As a government-run station, PTV receives funding from the General Appropriations Act (Annual National Budget) and sales from blocktimers and advertisers, among others. PTV also runs a Muslim-oriented digital television channel Salaam TV.

History

In 1961, the Philippine government, through the Philippine Broadcasting Service established a government TV station called DZFM-TV Channel 10 which it time-shared with two other organizations. It was financed by government subsidy; the channel did not last long because of frequency allocation.

On September 28, 1972, after declaring martial law in the Philippines, Marcos ordered the takeover of ABS-CBN Corporation and turned over its facilities to Kanlaon Broadcasting System (KBS), controlled by Marcos crony Roberto Benedicto. ABS-CBN's facilities were later transferred from KBS to the government-owned Maharlika Broadcasting System. Under the Marcos dictatorship, crony-owned media companies broadcast or published news and entertainment meant to project a positive image for the dictatorship and conceal its abuses.

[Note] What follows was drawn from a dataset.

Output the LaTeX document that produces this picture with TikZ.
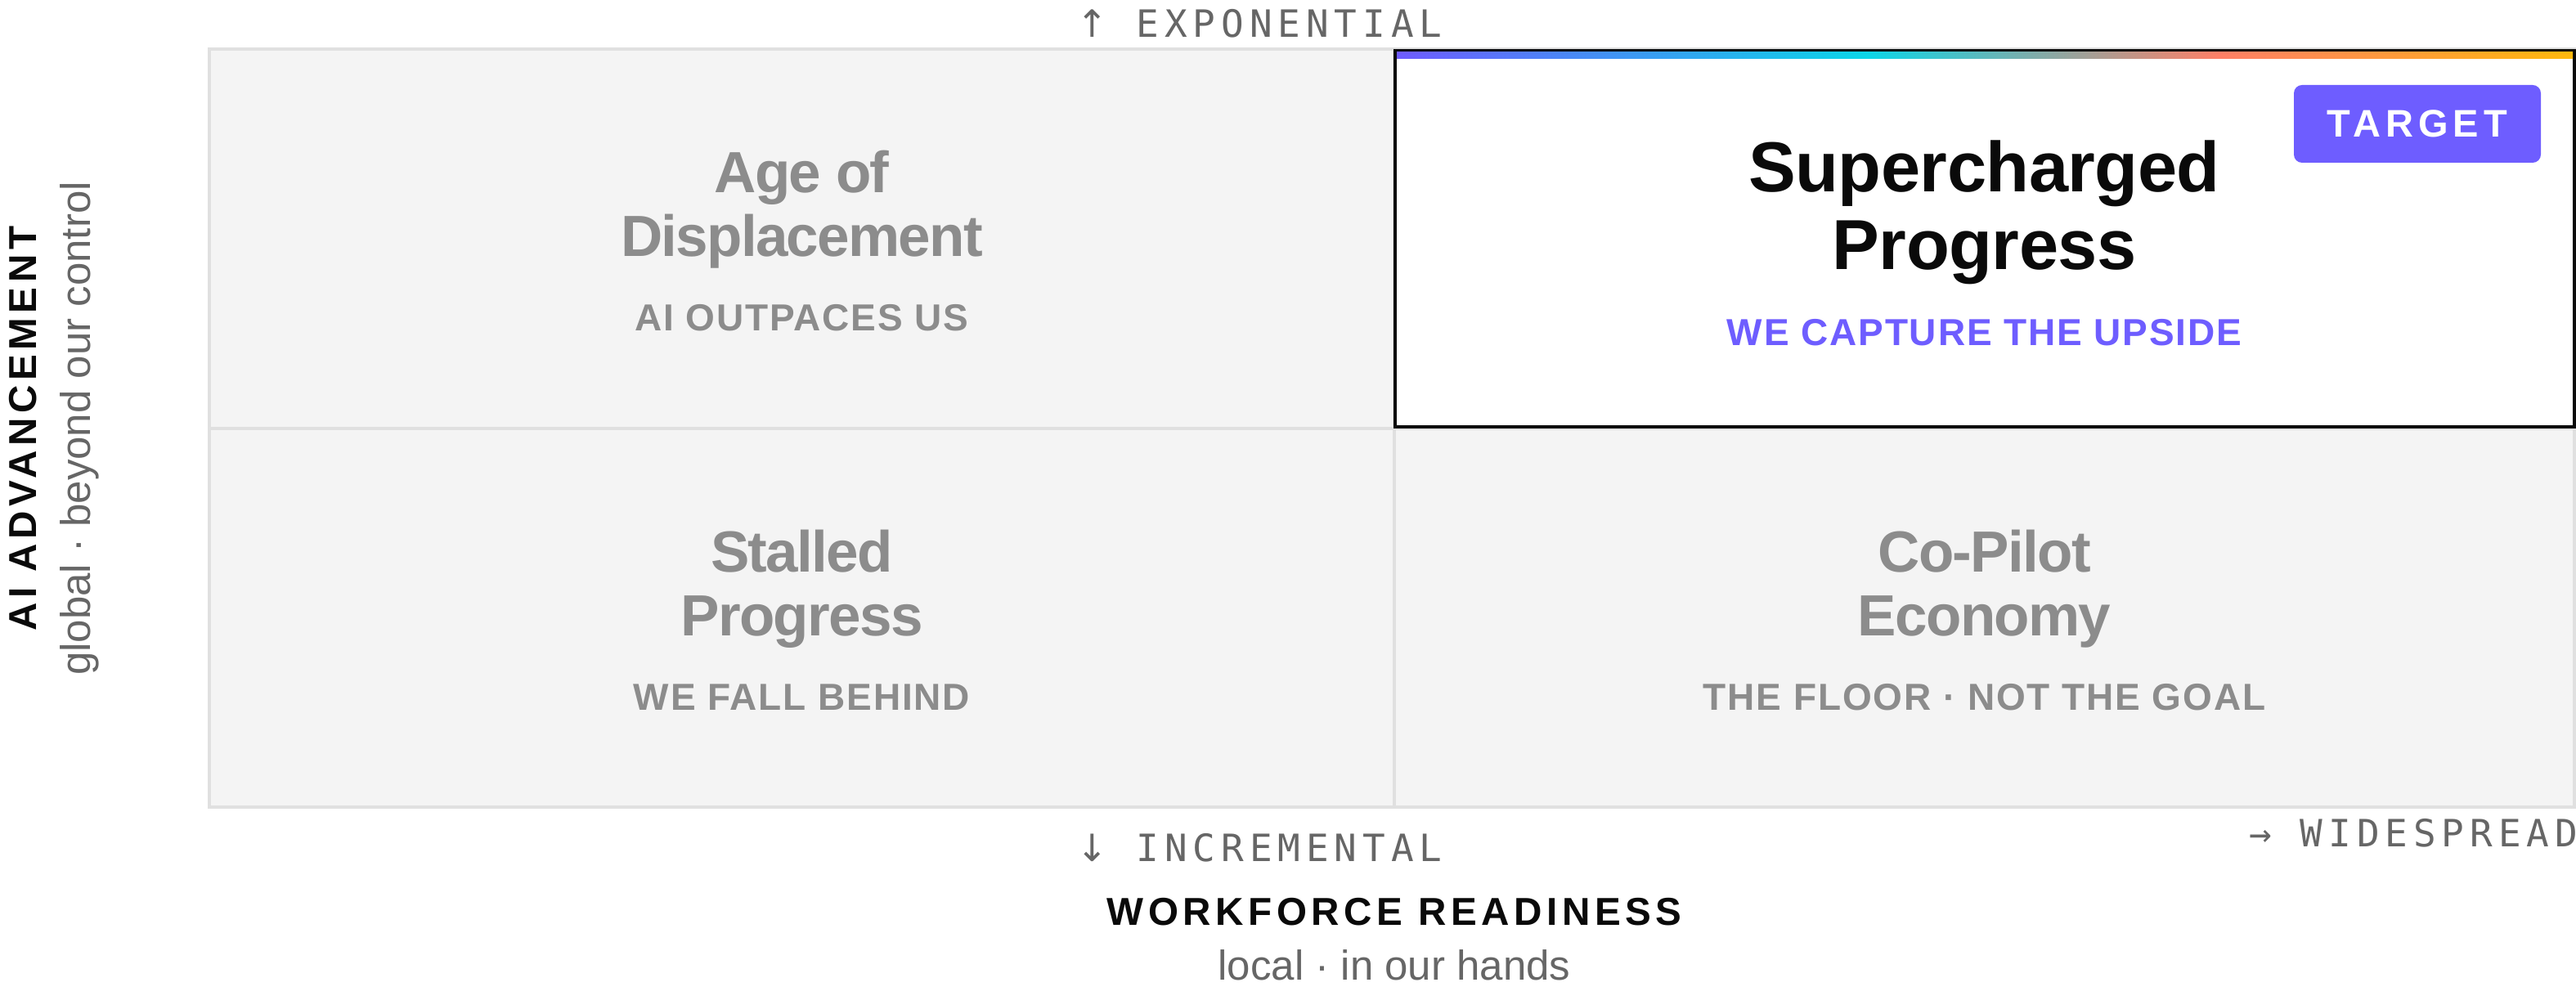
\documentclass[tikz,border=0pt]{standalone}
\usepackage{fontspec}
\setmainfont{Liberation Sans}
\newfontfamily\ttlfont{Liberation Sans}[LetterSpace=-2.4]
\newfontfamily\bigfont{Liberation Sans}[LetterSpace=-0.6]
\newfontfamily\subfont{Liberation Sans}[LetterSpace=4]
\newfontfamily\axfont{Liberation Sans}[LetterSpace=11.7]
\newfontfamily\tagfont{Liberation Sans}[LetterSpace=13]
\newfontfamily\lblmono{DejaVu Sans Mono}[LetterSpace=15]
\newfontfamily\arrowfont{DejaVu Sans}
\definecolor{cellfill}{HTML}{F4F4F4}
\definecolor{gridline}{HTML}{E0E0E0}
\definecolor{qgray}{HTML}{8C8C8C}
\definecolor{axgray}{HTML}{666666}
\definecolor{accent}{HTML}{6E5DFF}
\definecolor{ink}{HTML}{0A0A0A}
\definecolor{gA}{HTML}{6E5BFF}
\definecolor{gB}{HTML}{0BD6E8}
\definecolor{gC}{HTML}{FF7F66}
\definecolor{gD}{HTML}{FFB80D}
\tikzset{
  txt/.style={inner sep=0pt, outer sep=0pt, anchor=base},
  qtitle/.style={txt, text=qgray, font=\ttlfont\bfseries\fontsize{17.75pt}{20pt}\selectfont},
  qbig/.style={txt, text=ink, font=\bigfont\bfseries\fontsize{21.65pt}{24pt}\selectfont},
  qsub/.style={txt, text=qgray, font=\subfont\bfseries\fontsize{11.5pt}{13pt}\selectfont},
  axbold/.style={txt, text=ink, font=\axfont\bfseries\fontsize{11.9pt}{13pt}\selectfont},
  axsub/.style={txt, text=axgray, font=\fontsize{12.75pt}{14pt}\selectfont},
  monolbl/.style={txt, text=axgray, font=\lblmono\fontsize{11.5pt}{13pt}\selectfont},
  badge/.style={rectangle, rounded corners=2.5pt, fill=accent, text=white,
    minimum width=75.5pt, minimum height=23.75pt, inner sep=0pt,
    font=\tagfont\bfseries\fontsize{11.75pt}{13pt}\selectfont},
}
\begin{document}
\begin{tikzpicture}[x=0.25pt,y=-0.25pt]
\useasboundingbox (0,0) rectangle (3150,1207);
\fill[white] (0,0) rectangle (3150,1207);
% grid
\fill[gridline] (254,58) rectangle (3150,989);
\fill[cellfill] (258,62) rectangle (1703,522);
\fill[cellfill] (258,526) rectangle (1703,985);
\fill[cellfill] (1707,526) rectangle (3146,985);
% target quadrant
\draw[ink, line width=1pt, fill=white] (1706,62) rectangle (3148,522);
\fill[left color=gA, right color=gB] (1708,64) rectangle (2283,72);
\fill[left color=gB, right color=gC] (2282,64) rectangle (2715,72);
\fill[left color=gC, right color=gD] (2714,64) rectangle (3146,72);
\node[badge] (tag) at (2956,151.5) {TARGET};
% quadrant texts
\node[qtitle] (t1a) at (980.5,236) {Age of};
\node[qtitle] (t1b) at (980.5,314) {Displacement};
\node[qsub] (s1) at (980.5,405) {AI OUTPACES US};
\node[qbig] (t2a) at (2426.5,235) {Supercharged};
\node[qbig] (t2b) at (2426.5,330) {Progress};
\node[qsub, text=accent] (s2) at (2426.5,423) {WE CAPTURE THE UPSIDE};
\node[qtitle] (t3a) at (980.5,700) {Stalled};
\node[qtitle] (t3b) at (980.5,778) {Progress};
\node[qsub] (s3) at (980.5,869) {WE FALL BEHIND};
\node[qtitle] (t4a) at (2426.5,700) {Co-Pilot};
\node[qtitle] (t4b) at (2426.5,778) {Economy};
\node[qsub] (s4) at (2426.5,869) {THE FLOOR · NOT THE GOAL};
% axis labels
\node[monolbl] (up) at (1540,46) {{\arrowfont ↑} EXPONENTIAL};
\node[monolbl] (down) at (1540,1054) {{\arrowfont ↓} INCREMENTAL};
\node[monolbl, anchor=base east] (right) at (3152,1036) {→ WIDESPREAD};
\node[axbold] (xax) at (1705,1132) {WORKFORCE READINESS};
\node[axsub] (xsub) at (1705,1198) {local · in our hands};
\node[axbold, rotate=90] (yax) at (44,524) {AI ADVANCEMENT};
\node[axsub, rotate=90] (ysub) at (110,524) {global · beyond our control};
\end{tikzpicture}
\end{document}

The country's government television network began operations on February 2, 1974, as Government Television (GTV-4), a division of the National Media Production Center. The government channel was first headed by Lito Gorospe and later by Press Secretary Francisco Tatad. It was first headquartered in the Solana Building in Intramuros, Manila and later relocated to the ABS-CBN Broadcasting Center in Bohol Avenue, Quezon City. In 1976, it began color broadcasts, the last national network to do so, when it became the long time home of the Philippine Basketball Association for almost two decades.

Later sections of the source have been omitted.